Brother barnacle and sister seashell were all quick to give me a parting kiss as new cuts and scrapes opened up across my arms and back. I crawled from the underbelly of the dock looking like the child of a swamp monster as my sister ran toward the house in either fear or for my father’s help. When I revisit this memory I can still smell the rubbing alcohol, feel the steam rising off the hot water, and see the counter turn red as my dad played paramedic but none of these memories is as strong as the weightless sensation brought on by falling. 
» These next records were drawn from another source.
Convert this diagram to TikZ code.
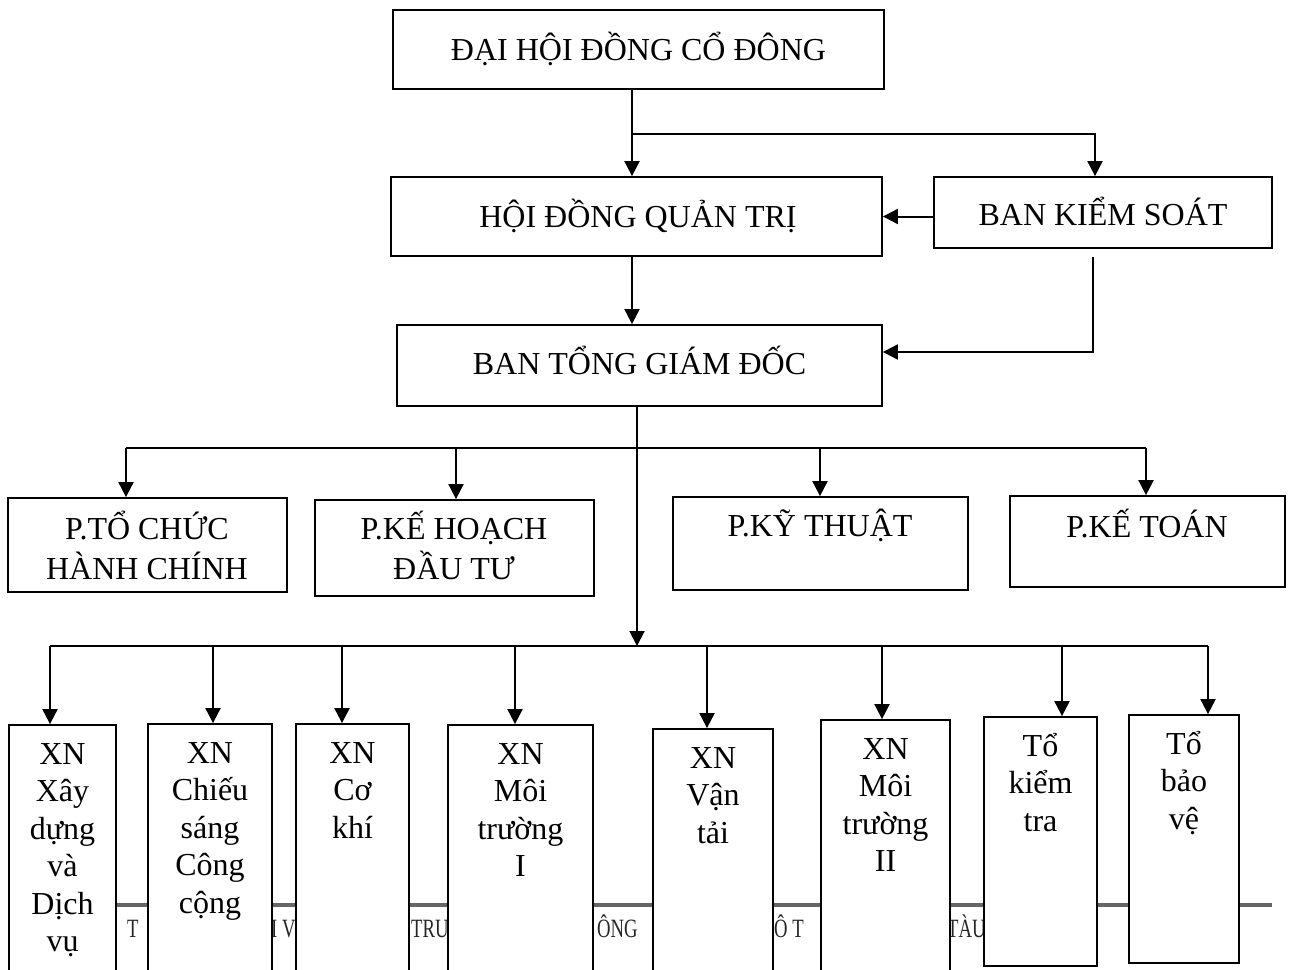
\documentclass[tikz,border=0pt]{standalone}
\usepackage{fontspec}
\setmainfont{Liberation Serif}
\usetikzlibrary{fit,arrows.meta}
\newcommand\boxtext[4]{\node[lbl] (#1) at (#2,#3-26.25) {\strut #4};}
\newcommand\mkbox[5]{\node[box, fit={(#2,#3) (#4,#5)}] (#1) {};}
\newcommand\ftxt[1]{\scalebox{0.85}[1.2]{#1}}
\begin{document}
\begin{tikzpicture}[x=1pt,y=-1pt,
  box/.style={draw, line width=1.8pt, fill=white, inner sep=0pt},
  lbl/.style={inner sep=0pt, anchor=north, align=center, font=\fontsize{32}{37.5}\selectfont},
  conn/.style={line width=2pt},
  arr/.style={line width=2pt, -{Triangle[length=15pt,width=15pt]}},
  foot/.style={inner sep=0pt, anchor=base west, font=\fontsize{22}{26}\selectfont, text=black!85},
  footline/.style={line width=4pt, draw=black!60}
]
\useasboundingbox (0,0) rectangle (1295,969);
\clip (0,0) rectangle (1295,969);

% footer remnants (behind boxes)
\coordinate (fl1) at (9,905);
\coordinate (fl2) at (1272,905);
\draw[footline] (fl1) -- (fl2);
\node[foot] (f1) at (127,937) {\ftxt{T}};
\node[foot] (f2) at (271,937) {\ftxt{I V}};
\node[foot] (f3) at (411,937) {\ftxt{TRU}};
\node[foot] (f4) at (597,937) {\ftxt{ÔNG}};
\node[foot] (f5) at (774,937) {\ftxt{Ô T}};
\node[foot] (f6) at (947,937) {\ftxt{TÀU}};

% top level boxes
\mkbox{dh}{393}{10}{884}{89}
\mkbox{hd}{391}{177}{882}{256}
\mkbox{bks}{934}{177}{1272}{248}
\mkbox{btgd}{397}{325}{882}{406}

% departments
\mkbox{ptc}{8}{498}{287}{592}
\mkbox{pkh}{315}{500}{594}{596}
\mkbox{pkt}{673}{497}{968}{590}
\mkbox{pkto}{1010}{496}{1285}{587}

% units
\mkbox{x1}{9}{725}{116}{990}
\mkbox{x2}{148}{724}{272}{990}
\mkbox{x3}{296}{724}{409}{990}
\mkbox{x4}{448}{725}{593}{990}
\mkbox{x5}{653}{729}{773}{990}
\mkbox{x6}{821}{720}{950}{990}
\mkbox{tkt}{984}{717}{1097}{966}
\mkbox{tbv}{1129}{715}{1239}{963}

% texts
\boxtext{dh-t}{638.5}{58}{ĐẠI HỘI ĐỒNG CỔ ĐÔNG}
\boxtext{hd-t}{638}{225}{HỘI ĐỒNG QUẢN TRỊ}
\boxtext{bks-t}{1103}{223}{BAN KIỂM SOÁT}
\boxtext{btgd-t}{639.5}{372}{BAN TỔNG GIÁM ĐỐC}
\boxtext{ptc-t}{147}{537}{P.TỔ CHỨC\\HÀNH CHÍNH}
\boxtext{pkh-t}{454}{537}{P.KẾ HOẠCH\\ĐẦU TƯ}
\boxtext{pkt-t}{820}{535}{P.KỸ THUẬT}
\boxtext{pkto-t}{1147}{535}{P.KẾ TOÁN}
\boxtext{x1-t}{62.5}{764}{XN\\Xây\\dựng\\và\\Dịch\\vụ}
\boxtext{x2-t}{210}{763}{XN\\Chiếu\\sáng\\Công\\cộng}
\boxtext{x3-t}{352.5}{763}{XN\\Cơ\\khí}
\boxtext{x4-t}{520.5}{764}{XN\\Môi\\trường\\I}
\boxtext{x5-t}{713}{768}{XN\\Vận\\tải}
\boxtext{x6-t}{885.5}{759}{XN\\Môi\\trường\\II}
\boxtext{tkt-t}{1040.5}{756}{Tổ\\kiểm\\tra}
\boxtext{tbv-t}{1184}{754}{Tổ\\bảo\\vệ}

% connectors, top
\coordinate (j1) at (632,134);
\coordinate (k1) at (1095,134);
\coordinate (k2) at (1093,352);
\draw[arr] (dh.south -| j1) -- (hd.north -| j1);
\draw[arr] (j1) -| (bks.north -| k1);
\draw[arr] (bks.west |- hd.east) -- (hd.east);
\draw[arr] (hd.south -| j1) -- (btgd.north -| j1);
\draw[arr, shorten <=8pt] (bks.south -| k2) |- (btgd.east |- k2);

% trunk
\coordinate (lb) at (637,646);
\draw[arr] (btgd.south -| lb) -- (lb);

% upper bus
\coordinate (a1) at (126,448);
\coordinate (a2) at (456,448);
\coordinate (a3) at (820,448);
\coordinate (a4) at (1146,448);
\draw[conn] (a1) -- (a4);
\draw[arr] (a1) -- (a1 |- ptc.north);
\draw[arr] (a2) -- (a2 |- pkh.north);
\draw[arr] (a3) -- (a3 |- pkt.north);
\draw[arr] (a4) -- (a4 |- pkto.north);

% lower bus
\coordinate (b1) at (50,646);
\coordinate (b2) at (213,646);
\coordinate (b3) at (342,646);
\coordinate (b4) at (515,646);
\coordinate (b5) at (707,646);
\coordinate (b6) at (882,646);
\coordinate (b7) at (1062,646);
\coordinate (b8) at (1208,646);
\draw[conn] (b1) -- (b8);
\draw[arr] (b1) -- (b1 |- x1.north);
\draw[arr] (b2) -- (b2 |- x2.north);
\draw[arr] (b3) -- (b3 |- x3.north);
\draw[arr] (b4) -- (b4 |- x4.north);
\draw[arr] (b5) -- (b5 |- x5.north);
\draw[arr] (b6) -- (b6 |- x6.north);
\draw[arr] (b7) -- (b7 |- tkt.north);
\draw[arr] (b8) -- (b8 |- tbv.north);
\end{tikzpicture}
\end{document}
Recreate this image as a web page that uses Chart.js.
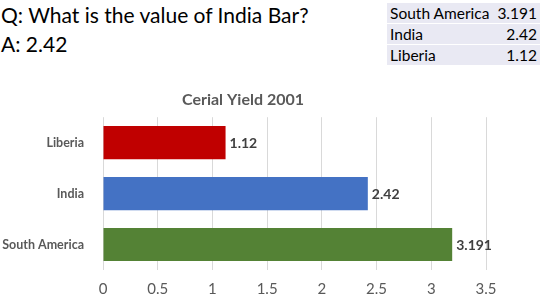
<!DOCTYPE html>
<html>
<head>
<meta charset="utf-8">
<script src="https://cdn.jsdelivr.net/npm/chart.js@4"></script>
<style>
  body { margin: 0; width: 540px; height: 294px; background: #fff; font-family: Lato, sans-serif; position: relative; overflow: hidden; }
  #qa { position: absolute; left: 1px; top: 0; font-size: 21px; line-height: 29px; color: #000; }
  #tbl { position: absolute; right: 0; top: 2px; border-collapse: separate; border-spacing: 0 1px; font-size: 15.5px; color: #000; }
  #tbl td { background: #e9e9f3; padding: 0 3px; height: 20px; }
  #tbl td.v { text-align: right; padding-left: 5px; }
  #chart { position: absolute; left: 0; top: 88px; }
</style>
</head>
<body>
<div id="qa">Q: What is the value of India Bar?<br>A: 2.42</div>
<table id="tbl"></table>
<canvas id="chart" width="540" height="220"></canvas>
<script>
// donnees du graphe
const categories = ['South America', 'India', 'Liberia'];
const values = [3.191, 2.42, 1.12];
const valueLabels = ['3.191', '2.42', '1.12'];
const barColors = ['#548235', '#4472c4', '#c00000'];
const chartTitle = 'Cerial Yield 2001';

// tableau en haut a droite
const tbl = document.getElementById('tbl');
categories.forEach((c, i) => {
    const tr = document.createElement('tr');
    tr.innerHTML = '<td>' + c + '</td><td class="v">' + valueLabels[i] + '</td>';
    tbl.appendChild(tr);
});

// etiquettes de valeur au bout des barres
const barLabels = {
    id: 'barLabels',
    afterDatasetsDraw(chart) {
        const ctx = chart.ctx;
        const meta = chart.getDatasetMeta(0);
        ctx.save();
        ctx.font = 'bold 14px Lato, sans-serif';
        ctx.fillStyle = '#404040';
        ctx.textAlign = 'left';
        ctx.textBaseline = 'middle';
        meta.data.forEach((bar, i) => {
            ctx.fillText(valueLabels[i], bar.x + 4, bar.y + 1);
        });
        ctx.restore();
    }
};

new Chart(document.getElementById('chart'), {
    type: 'bar',
    data: {
        labels: categories,
        datasets: [{
            data: values,
            backgroundColor: barColors,
            borderWidth: 0,
            barPercentage: 0.65,
            categoryPercentage: 1
        }]
    },
    plugins: [barLabels],
    options: {
        indexAxis: 'y',
        responsive: false,
        animation: false,
        layout: { padding: { left: 0, right: 54, top: 0, bottom: 0 } },
        plugins: {
            legend: { display: false },
            tooltip: { enabled: false },
            title: {
                display: true,
                text: chartTitle,
                color: '#595959',
                font: { family: 'Lato, sans-serif', size: 16, weight: 'bold' },
                padding: { top: 2, bottom: 8 }
            }
        },
        scales: {
            x: {
                min: 0,
                max: 3.5,
                ticks: {
                    stepSize: 0.5,
                    color: '#595959',
                    font: { family: 'Lato, sans-serif', size: 15 },
                    padding: 10,
                    callback: v => String(v)
                },
                grid: { color: '#d9d9d9', drawTicks: false },
                border: { display: false }
            },
            y: {
                reverse: true,
                afterFit(scale) { scale.width = 103; },
                ticks: { color: '#595959', font: { family: 'Lato, sans-serif', size: 12.5, weight: 'bold' }, padding: 11 },
                grid: { display: false },
                border: { display: false }
            }
        }
    }
});
</script>
</body>
</html>
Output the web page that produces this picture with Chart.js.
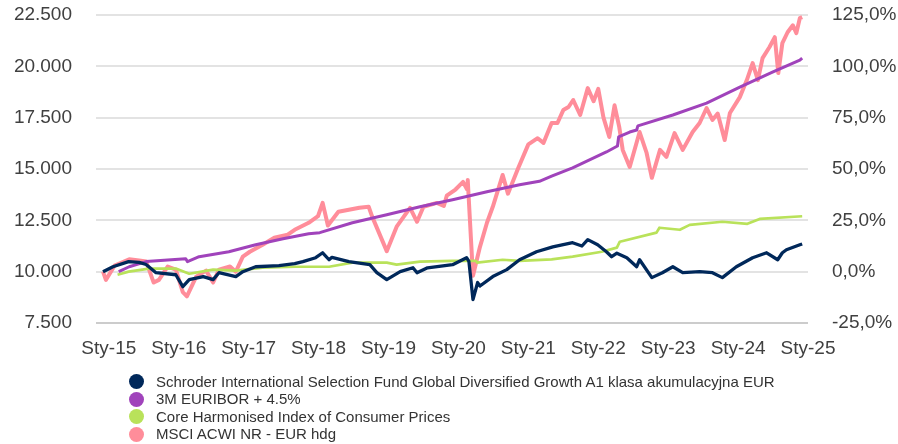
<!DOCTYPE html>
<html>
<head>
<meta charset="utf-8">
<script src="https://cdn.jsdelivr.net/npm/chart.js@4"></script>
<style>
  html, body { margin: 0; padding: 0; background: #ffffff; }
  #wrap { position: relative; width: 898px; height: 444px; overflow: hidden; }
  canvas { position: absolute; left: 0; top: 0; }
  .lg-row { position: absolute; left: 0; height: 18px; font-family: 'Liberation Sans', Arial, sans-serif; font-size: 15px; color: #333333; white-space: nowrap; }
  .lg-dot { position: absolute; width: 15px; height: 15px; border-radius: 50%; left: 128.5px; top: 1.5px; }
  .lg-txt { position: absolute; left: 156px; top: 0; line-height: 18px; }
</style>
</head>
<body>
<div id="wrap">
  <canvas id="c" width="898" height="444"></canvas>
  <div id="legend"></div>
</div>
<script>
// ---- Data (month offset from end of Dec 2014, value rebased to 10 000) ----
const xTickLabels = ['Sty-15','Sty-16','Sty-17','Sty-18','Sty-19','Sty-20','Sty-21','Sty-22','Sty-23','Sty-24','Sty-25'];

const fundMonths = [0,1.7,4.4,6.2,7.4,9.1,12.5,13.7,14.8,17.2,18.9,19.9,22.8,24,26.2,30.2,32.9,34.3,36.5,37.7,38.8,39.3,42.2,45.8,47,48.7,51,53.2,53.9,55.7,60,62.4,62.8,63.5,64.3,64.7,66.9,69.3,71.5,74.4,77.2,80.6,82.2,83.2,84.9,86.4,87.3,88.2,89.9,91.6,92.1,94.2,96,97.8,99.5,102.4,104.6,106.3,108.7,111.5,113.9,115.8,116.6,117.3,119.6,120];
const fundValues = [10000,10240,10490,10450,10350,9950,9850,9270,9610,9760,9610,9950,9760,10000,10240,10290,10390,10490,10680,10920,10580,10700,10490,10340,9950,9610,10000,10190,9950,10190,10340,10680,10500,8640,9470,9300,9760,10100,10580,10970,11210,11410,11250,11560,11310,10970,10730,10900,10680,10240,10580,9710,9950,10240,9950,10000,9950,9710,10240,10680,10920,10580,10920,11070,11310,11350];

const euriborMonths = [2.7,4.5,7.4,14.2,14.5,16.5,21.6,26.2,30.9,35.3,37.2,42.8,48.7,54.4,60,65.9,71.5,74.9,77,80.6,86.4,88.3,88.5,90.4,91.6,91.8,97.8,103.6,109.3,114.9,119.6,120];
const euriborValues = [10000,10240,10490,10630,10490,10730,10970,11310,11600,11850,11900,12380,12770,13160,13500,13890,14230,14400,14650,15060,15830,16120,16560,16800,16900,17100,17630,18210,18990,19720,20300,20400];

const cpiMonths = [2.5,4.4,7.9,12.5,14.8,18.9,22.8,27.4,33.1,38.8,42.8,48.7,50.4,54.4,60,64,64.2,68.6,71.5,77,80.6,85.6,88.2,88.7,95,95.5,99,100.7,106.3,110.6,112.7,120];
const cpiValues = [9850,10000,10150,10150,9900,10100,10050,10200,10240,10240,10440,10440,10340,10490,10530,10530,10440,10580,10530,10600,10730,10970,11170,11460,11900,12140,12040,12280,12430,12330,12570,12700];

const msciMonths = [0,0.5,2,4.5,6.2,7.4,8.7,9.6,11.1,12.5,13.7,14.4,16,17.7,18.9,19.9,21.8,22.8,24,25.2,27.4,29.4,31.7,32.9,35.3,36.9,37.7,38.6,40.4,44,45.6,46.2,48.7,50.4,52.7,53.9,55,57.3,58.5,59,60.5,61.8,62.5,62.6,63.5,64.7,65.9,66.9,68.6,69.5,71.2,73,74.6,75.6,77,78,79,79.9,80.7,81.9,83.2,84.2,85,85.9,86.9,87.8,88.6,89.2,90.4,92.1,93.3,94.2,95.6,96.7,98.1,99.5,101.2,102.4,103.6,104.6,105.5,106.7,107.6,109.3,110.5,111.5,112.4,113.2,114.4,115.3,115.9,116.6,117.5,118.4,119,119.6,120];
const msciValues = [10000,9600,10300,10600,10550,10500,9470,9600,10250,10100,9000,8800,9760,10050,9470,10100,10250,10000,10730,10970,11310,11650,11800,12040,12380,12700,13350,12250,12920,13110,13160,12680,11000,12190,13110,12430,13160,13350,13200,13700,14000,14370,14000,14470,9800,11210,12380,13160,14710,13800,15000,16200,16500,16270,17240,17240,17870,18020,18360,17630,18940,18300,18900,17500,16560,18100,17050,15930,15100,16800,15780,14570,15930,15590,16750,15930,16800,17240,17970,17390,17700,16410,17730,18500,19330,20160,19330,20400,20940,21420,19670,21130,21660,22000,21620,22350,22400];

const seriesNames = [
  'Schroder International Selection Fund Global Diversified Growth A1 klasa akumulacyjna EUR',
  '3M EURIBOR + 4.5%',
  'Core Harmonised Index of Consumer Prices',
  'MSCI ACWI NR - EUR hdg'
];
const seriesColors = ['#00285a', '#a043bb', '#b9e25a', '#ff8d9a'];

// ---- build ----
function pts(xs, ys) { return xs.map((x, i) => ({ x: x, y: ys[i] })); }
const FONT = "'Liberation Sans', Arial, sans-serif";
const TXT = '#404040';

const datasets = [
  { label: seriesNames[0], data: pts(fundMonths, fundValues), borderColor: seriesColors[0], borderWidth: 3.3 },
  { label: seriesNames[1], data: pts(euriborMonths, euriborValues), borderColor: seriesColors[1], borderWidth: 3 },
  { label: seriesNames[2], data: pts(cpiMonths, cpiValues), borderColor: seriesColors[2], borderWidth: 2.7 },
  { label: seriesNames[3], data: pts(msciMonths, msciValues), borderColor: seriesColors[3], borderWidth: 4 }
].map(d => Object.assign(d, { pointRadius: 0, tension: 0, fill: false, borderJoinStyle: 'round', yAxisID: 'y' }));

const bgPlugin = {
  id: 'bg',
  beforeDraw(chart) {
    const ctx = chart.ctx;
    ctx.save(); ctx.fillStyle = '#ffffff'; ctx.fillRect(0, 0, chart.width, chart.height); ctx.restore();
  }
};

new Chart(document.getElementById('c'), {
  type: 'line',
  data: { datasets },
  plugins: [bgPlugin],
  options: {
    responsive: false,
    animation: false,
    layout: { padding: { top: 15, left: 0, right: 0, bottom: 0 } },
    plugins: { legend: { display: false }, tooltip: { enabled: false } },
    scales: {
      x: {
        type: 'linear',
        min: -1.2, max: 121,
        afterFit(s) { s.height = 121; },
        afterBuildTicks(s) { s.ticks = xTickLabels.map((_, i) => ({ value: 1 + 12 * i })); },
        ticks: {
          autoSkip: false, maxRotation: 0, padding: 0,
          color: TXT, font: { family: FONT, size: 19 },
          callback(v) { const i = Math.round((v - 1) / 12); return xTickLabels[i]; }
        },
        grid: { display: true, drawOnChartArea: false, drawTicks: true, tickLength: 14, tickColor: 'rgba(0,0,0,0)', color: 'rgba(0,0,0,0)' },
        border: { display: false }
      },
      y: {
        position: 'left',
        min: 7500, max: 22500,
        afterFit(s) { s.width = 96; },
        ticks: {
          stepSize: 2500, padding: 0, color: TXT, font: { family: FONT, size: 19 },
          callback(v) { return v.toLocaleString('de-DE'); }
        },
        grid: {
          drawTicks: true, tickLength: 24, tickColor: 'rgba(0,0,0,0)',
          color(c) { return c.tick && c.tick.value === 7500 ? '#cccccc' : '#e3e3e3'; },
          lineWidth: 2
        },
        border: { display: false }
      },
      y1: {
        position: 'right',
        min: -0.25, max: 1.25,
        afterFit(s) { s.width = 90; },
        ticks: {
          stepSize: 0.25, padding: 0, color: TXT, font: { family: FONT, size: 19 },
          callback(v) { return (v * 100).toFixed(1).replace('.', ',') + '%'; }
        },
        grid: { display: true, drawOnChartArea: false, drawTicks: true, tickLength: 24, tickColor: 'rgba(0,0,0,0)', color: 'rgba(0,0,0,0)' },
        border: { display: false }
      }
    }
  }
});

// ---- legend (HTML text) ----
const lg = document.getElementById('legend');
const rowCenters = [381.5, 399, 416.5, 434];
seriesNames.forEach((name, i) => {
  const row = document.createElement('div');
  row.className = 'lg-row';
  row.style.top = (rowCenters[i] - 9) + 'px';
  const dot = document.createElement('div');
  dot.className = 'lg-dot';
  dot.style.background = seriesColors[i];
  const t = document.createElement('div');
  t.className = 'lg-txt';
  t.textContent = name;
  row.appendChild(dot); row.appendChild(t);
  lg.appendChild(row);
});
</script>
</body>
</html>
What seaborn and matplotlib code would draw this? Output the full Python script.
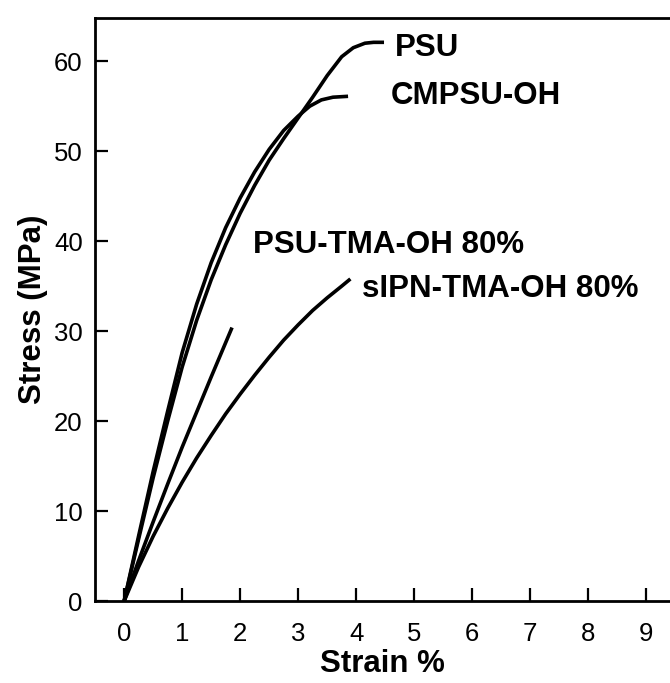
import matplotlib
matplotlib.use("Agg")
import matplotlib.pyplot as plt
import seaborn as sns
import pandas as pd

# ---- data ----
psu_strain = [0, 0.25, 0.5, 0.75, 1.0, 1.25, 1.5, 1.75, 2.0, 2.25, 2.5, 2.75, 3.0, 3.25, 3.5, 3.75, 3.95, 4.15, 4.3, 4.48]
psu_stress = [0, 6.9, 13.7, 20.0, 26.0, 31.2, 35.7, 39.6, 43.1, 46.2, 49.0, 51.4, 53.7, 56.0, 58.4, 60.5, 61.5, 62.0, 62.1, 62.1]

cmpsu_strain = [0, 0.25, 0.5, 0.75, 1.0, 1.25, 1.5, 1.75, 2.0, 2.25, 2.5, 2.75, 3.0, 3.2, 3.4, 3.6, 3.86]
cmpsu_stress = [0, 7.25, 14.4, 21.1, 27.6, 33.0, 37.6, 41.5, 44.8, 47.7, 50.2, 52.3, 53.9, 55.0, 55.7, 56.0, 56.1]

tma_strain = [0, 0.25, 0.5, 0.75, 1.0, 1.25, 1.5, 1.86]
tma_stress = [0, 4.5, 8.8, 13.0, 17.1, 21.0, 24.9, 30.4]

sipn_strain = [0, 0.25, 0.5, 0.75, 1.0, 1.25, 1.5, 1.75, 2.0, 2.25, 2.5, 2.75, 3.0, 3.25, 3.5, 3.75, 3.9]
sipn_stress = [0, 3.8, 7.2, 10.3, 13.2, 15.9, 18.4, 20.8, 23.0, 25.1, 27.1, 29.0, 30.7, 32.3, 33.7, 35.0, 35.8]

series_names = ["PSU", "CMPSU-OH", "PSU-TMA-OH 80%", "sIPN-TMA-OH 80%"]
label_x = [4.67, 4.59, 2.22, 4.10]
label_y = [60.6, 55.2, 38.7, 33.8]

x_ticks = list(range(0, 10))
y_ticks = list(range(0, 70, 10))

# ---- build long table ----
frames = []
for name, sx, sy in zip(series_names,
                        [psu_strain, cmpsu_strain, tma_strain, sipn_strain],
                        [psu_stress, cmpsu_stress, tma_stress, sipn_stress]):
    frames.append(pd.DataFrame({"strain": sx, "stress": sy, "sample": name}))
df = pd.concat(frames, ignore_index=True)

sns.set_theme(style="white")
plt.rcParams["font.family"] = ["Liberation Sans", "DejaVu Sans"]

fig = plt.figure(figsize=(6.7, 6.83), dpi=100)
ax = fig.add_axes([0.142, 0.120, 0.858, 0.8536])

for name in series_names:
    sub = df[df["sample"] == name]
    sns.lineplot(data=sub, x="strain", y="stress", color="black", lw=2.6,
                 sort=False, estimator=None, ax=ax, legend=False,
                 solid_capstyle="butt", solid_joinstyle="round")

for name, tx, ty in zip(series_names, label_x, label_y):
    ax.text(tx, ty, name, fontsize=22.5, fontweight="bold", ha="left", va="baseline", color="black")

ax.set_xlim(-0.5, 9.41)
ax.set_ylim(0, 64.8)
ax.set_xticks(x_ticks)
ax.set_yticks(y_ticks)
ax.tick_params(axis="both", which="major", direction="in", length=9.5, width=1.6,
               labelsize=18.5, colors="black", labelcolor="black",
               bottom=True, left=True, top=False, right=False)
ax.tick_params(axis="x", pad=15)
ax.tick_params(axis="y", pad=9)

for side in ["left", "bottom", "top"]:
    ax.spines[side].set_linewidth(2.0)
    ax.spines[side].set_color("black")
ax.spines["right"].set_visible(False)

ax.set_xlabel("Strain %", fontsize=22.5, fontweight="bold", color="black", labelpad=2)
ax.set_ylabel("Stress (MPa)", fontsize=22.5, fontweight="bold", color="black", labelpad=4)

fig.savefig("out.png", dpi=100)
I don’t enjoy the act of falling or the subsequent and unpleasant landing. I organize my life to prevent myself from most types of falling and for good reason but as seasons pass and I watch the leaves I feel there is a wisdom in falling well, in descending gracefully to the surface of all things. It is not from the heights but the depths that we learn wisdom and begin to take root in the soil blessed by the saints. In the heights we are blown about, tossed by the whims of the wind, clinging frantically to the fragile fingers of a tree, but it is in letting go, in falling that we discover grace. It is in the depths, after letting go, when we realize we are not the beholders but the ones being held. It is in the depths, submerged In powerlessness and vulnerability, where we hear the voice saying, “This is my beloved, in whom I am well pleased.” 

We don’t volunteer to fall in much the same way we don’t volunteer for grace and this is the burden and blessing of it. Lady Julian of Norwich once said, “First the fall, and then the recovery from the fall, and both are the mercy of God.” This cycle of falling and rising are the lessons of mercy carrying us ever deeper and ever closer to the heart of God with each downward tumble offering another invitation to receive grace and grow in love, and may we all grow with branches raised in adoration while under the surface we deepen and continue to move like rainwater trickling down toward the unimaginable grace and beauty of God.